Instructions to follow. Output the material exactly, but drop every image it holds.

### Data block ###

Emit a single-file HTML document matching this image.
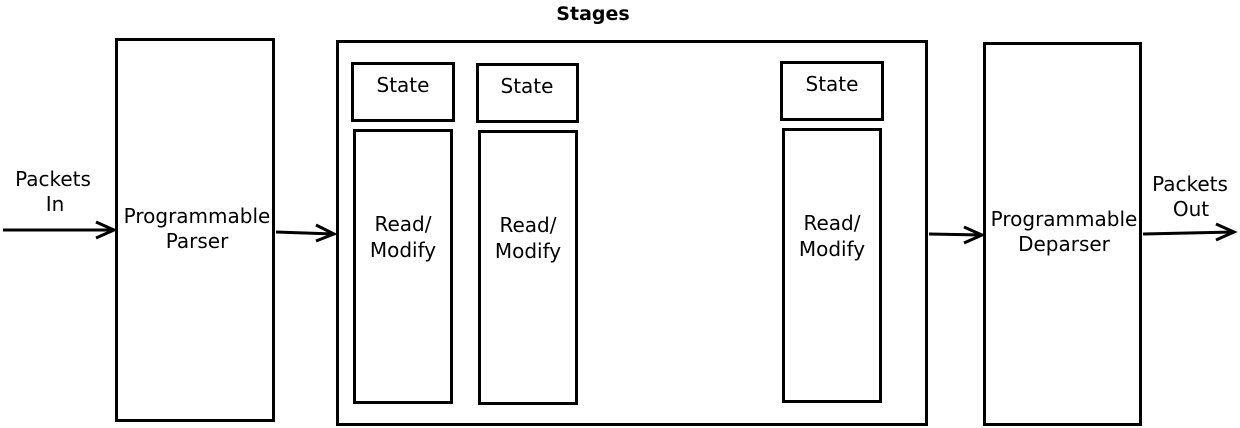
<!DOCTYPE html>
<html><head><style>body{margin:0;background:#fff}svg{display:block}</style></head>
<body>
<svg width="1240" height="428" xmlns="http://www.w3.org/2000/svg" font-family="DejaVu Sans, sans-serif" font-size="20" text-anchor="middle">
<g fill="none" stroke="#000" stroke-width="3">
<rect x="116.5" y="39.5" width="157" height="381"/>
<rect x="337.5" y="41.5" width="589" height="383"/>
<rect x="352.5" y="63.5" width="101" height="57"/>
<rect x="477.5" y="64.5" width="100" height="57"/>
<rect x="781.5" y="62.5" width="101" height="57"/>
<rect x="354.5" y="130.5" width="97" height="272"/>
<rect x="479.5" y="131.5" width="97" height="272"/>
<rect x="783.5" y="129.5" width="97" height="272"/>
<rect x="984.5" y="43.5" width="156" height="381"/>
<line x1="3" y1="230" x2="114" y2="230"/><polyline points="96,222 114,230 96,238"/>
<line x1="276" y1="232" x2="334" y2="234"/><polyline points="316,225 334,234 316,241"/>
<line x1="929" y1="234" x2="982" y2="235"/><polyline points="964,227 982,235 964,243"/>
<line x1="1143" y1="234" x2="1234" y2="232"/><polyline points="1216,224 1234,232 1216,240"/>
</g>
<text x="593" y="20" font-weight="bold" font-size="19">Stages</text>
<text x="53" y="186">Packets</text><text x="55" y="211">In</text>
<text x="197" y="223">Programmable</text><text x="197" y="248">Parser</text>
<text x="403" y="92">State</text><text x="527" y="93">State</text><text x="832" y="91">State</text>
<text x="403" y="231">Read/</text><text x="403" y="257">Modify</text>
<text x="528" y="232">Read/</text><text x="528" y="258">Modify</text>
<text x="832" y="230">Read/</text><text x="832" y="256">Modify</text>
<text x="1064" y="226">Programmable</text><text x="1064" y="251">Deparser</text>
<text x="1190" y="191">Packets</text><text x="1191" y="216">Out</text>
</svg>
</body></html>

###

Correct response.
Emit a single-file HTML document matching this image.
<!DOCTYPE html>
<html><head><style>body{margin:0;background:#fff}svg{display:block}</style></head>
<body>
<svg width="1240" height="428" xmlns="http://www.w3.org/2000/svg" font-family="DejaVu Sans, sans-serif" font-size="20" text-anchor="middle">
<g fill="none" stroke="#000" stroke-width="3">
<rect x="116.5" y="39.5" width="157" height="381"/>
<rect x="337.5" y="41.5" width="589" height="383"/>
<rect x="352.5" y="63.5" width="101" height="57"/>
<rect x="477.5" y="64.5" width="100" height="57"/>
<rect x="781.5" y="62.5" width="101" height="57"/>
<rect x="354.5" y="130.5" width="97" height="272"/>
<rect x="479.5" y="131.5" width="97" height="272"/>
<rect x="783.5" y="129.5" width="97" height="272"/>
<rect x="984.5" y="43.5" width="156" height="381"/>
<line x1="3" y1="230" x2="114" y2="230"/><polyline points="96,222 114,230 96,238"/>
<line x1="276" y1="232" x2="334" y2="234"/><polyline points="316,225 334,234 316,241"/>
<line x1="929" y1="234" x2="982" y2="235"/><polyline points="964,227 982,235 964,243"/>
<line x1="1143" y1="234" x2="1234" y2="232"/><polyline points="1216,224 1234,232 1216,240"/>
</g>
<text x="593" y="20" font-weight="bold" font-size="19">Stages</text>
<text x="53" y="186">Packets</text><text x="55" y="211">In</text>
<text x="197" y="223">Programmable</text><text x="197" y="248">Parser</text>
<text x="403" y="92">State</text><text x="527" y="93">State</text><text x="832" y="91">State</text>
<text x="403" y="231">Read/</text><text x="403" y="257">Modify</text>
<text x="528" y="232">Read/</text><text x="528" y="258">Modify</text>
<text x="832" y="230">Read/</text><text x="832" y="256">Modify</text>
<text x="1064" y="226">Programmable</text><text x="1064" y="251">Deparser</text>
<text x="1190" y="191">Packets</text><text x="1191" y="216">Out</text>
</svg>
</body></html>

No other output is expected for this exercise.